In my travels on Pinterest I came across Whipped Coconut Cream. Never heard of it. So I looked at it and instantly pinned it. How cool....!!!! I like the thought of a lower cal cream and it is so easy to make. 

I have also been thinking about mint - a lot....!!!! So wanted to do something with mint for this mini dessert. Why do I say mini - coz I was only able to make two full mini desserts. These cups are small. Really small. You can only get about 3-4 Tbs in to them so you have to be careful what and how much you put in so you get all the yummy layers - of course depending on what you do. 

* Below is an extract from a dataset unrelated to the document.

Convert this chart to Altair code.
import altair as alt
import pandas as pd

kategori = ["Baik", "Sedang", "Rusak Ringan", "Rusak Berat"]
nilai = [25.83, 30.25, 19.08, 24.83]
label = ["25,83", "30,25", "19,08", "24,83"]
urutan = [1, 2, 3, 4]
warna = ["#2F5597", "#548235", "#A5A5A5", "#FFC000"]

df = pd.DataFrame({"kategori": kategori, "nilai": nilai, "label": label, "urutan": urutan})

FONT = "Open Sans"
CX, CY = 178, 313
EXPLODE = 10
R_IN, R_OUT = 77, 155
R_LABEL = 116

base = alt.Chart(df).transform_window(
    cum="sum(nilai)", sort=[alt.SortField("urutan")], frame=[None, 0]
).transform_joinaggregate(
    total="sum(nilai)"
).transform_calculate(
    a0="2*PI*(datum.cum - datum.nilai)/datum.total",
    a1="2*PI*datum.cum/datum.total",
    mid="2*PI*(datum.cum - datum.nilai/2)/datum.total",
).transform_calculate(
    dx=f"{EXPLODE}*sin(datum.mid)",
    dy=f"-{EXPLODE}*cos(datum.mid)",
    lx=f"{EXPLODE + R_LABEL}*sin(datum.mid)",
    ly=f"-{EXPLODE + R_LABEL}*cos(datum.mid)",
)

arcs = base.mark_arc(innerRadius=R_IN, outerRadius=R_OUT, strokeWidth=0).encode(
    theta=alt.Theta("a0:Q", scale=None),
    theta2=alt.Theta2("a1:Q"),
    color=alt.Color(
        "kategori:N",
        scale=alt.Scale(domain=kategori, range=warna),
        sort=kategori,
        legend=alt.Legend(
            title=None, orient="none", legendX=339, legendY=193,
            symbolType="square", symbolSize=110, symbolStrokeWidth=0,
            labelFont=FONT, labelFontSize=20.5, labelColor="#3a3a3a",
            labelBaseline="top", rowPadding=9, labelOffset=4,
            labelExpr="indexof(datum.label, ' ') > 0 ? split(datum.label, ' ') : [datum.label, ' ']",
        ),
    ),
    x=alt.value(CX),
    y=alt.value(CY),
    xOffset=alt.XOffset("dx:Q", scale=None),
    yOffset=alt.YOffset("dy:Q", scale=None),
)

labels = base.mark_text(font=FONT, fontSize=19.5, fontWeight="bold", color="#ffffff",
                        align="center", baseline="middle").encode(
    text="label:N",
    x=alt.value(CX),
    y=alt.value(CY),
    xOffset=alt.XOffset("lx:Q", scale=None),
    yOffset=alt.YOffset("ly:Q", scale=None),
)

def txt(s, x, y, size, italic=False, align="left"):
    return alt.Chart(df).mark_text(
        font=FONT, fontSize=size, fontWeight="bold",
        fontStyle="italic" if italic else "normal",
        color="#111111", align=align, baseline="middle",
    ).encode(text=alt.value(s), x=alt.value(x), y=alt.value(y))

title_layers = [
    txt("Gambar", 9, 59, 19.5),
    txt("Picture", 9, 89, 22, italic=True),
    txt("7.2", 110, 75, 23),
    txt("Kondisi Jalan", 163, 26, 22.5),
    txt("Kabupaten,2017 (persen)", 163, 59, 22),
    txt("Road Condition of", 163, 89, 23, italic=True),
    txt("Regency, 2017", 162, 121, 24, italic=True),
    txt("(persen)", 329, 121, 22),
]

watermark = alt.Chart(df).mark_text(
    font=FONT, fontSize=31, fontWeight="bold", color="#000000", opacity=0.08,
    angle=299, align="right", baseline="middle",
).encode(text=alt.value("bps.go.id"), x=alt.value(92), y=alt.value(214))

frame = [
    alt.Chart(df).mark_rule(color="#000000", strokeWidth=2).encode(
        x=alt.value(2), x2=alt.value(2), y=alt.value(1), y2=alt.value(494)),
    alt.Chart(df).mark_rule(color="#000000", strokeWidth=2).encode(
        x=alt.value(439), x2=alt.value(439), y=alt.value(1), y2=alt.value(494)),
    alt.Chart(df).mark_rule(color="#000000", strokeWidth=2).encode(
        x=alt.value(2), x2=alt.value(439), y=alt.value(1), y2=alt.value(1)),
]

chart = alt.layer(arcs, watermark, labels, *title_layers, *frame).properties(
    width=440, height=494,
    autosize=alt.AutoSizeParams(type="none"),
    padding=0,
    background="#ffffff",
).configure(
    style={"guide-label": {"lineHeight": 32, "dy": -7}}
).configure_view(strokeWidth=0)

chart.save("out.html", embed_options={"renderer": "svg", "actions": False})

First you start with you Coconut Milk. No not a can of Coconut Cream - MILK. Why...??? Coconut milk develops a 'cream' on top when not shaken....SOOOOOOO.......what you have to do is - refridgerate overnight. I used this brand but must stay next time I will try a different brand as it did not yield as much cream as I would have liked. 

 After leaving in the fridge overnight - in my case a week (coz I couldn't figure out what to use it with) - you open the lid carefully and scoop out the cream on top.
 Sorry about lack of photos on this one but I whipped my cream with some Natvia (sweetener). So yummy. Think I used about 1 tablespoon as I didn't want it too sweet. Add some green colouring and peppermint essence (which I got from my local supermarket) and whip until to your tastes. I kept adding more and more essence coz I wanted to get a very minty flavour. This dessert has Jello-O Chocolate Fat Free & Sugar Free Pudding (from the US) so to substitute this you just need to use Weight Watcher Chocolate Mousse as it makes enough to fill two little cups. 

I love the Coconut cream but you would have to adjust to the different flavour to normal whipping cream. Totally yummy. Give it a go. No guilt mini dessert. 


Low Cal Sugar Free Mint Delight
Ingredients:
1 pkt of WW instant Chocolate Mousse
125ml skim milk

1 x 400ml can of Coconut milk, chilled in fridge overnight
Peppermint essence
1 -2 Tbs Natvia
Green food colouring

2 mini dessert cups

Method:
Whip the Mousse per the packet instructions. Put in cups and refridgerate until coconut cream is ready. 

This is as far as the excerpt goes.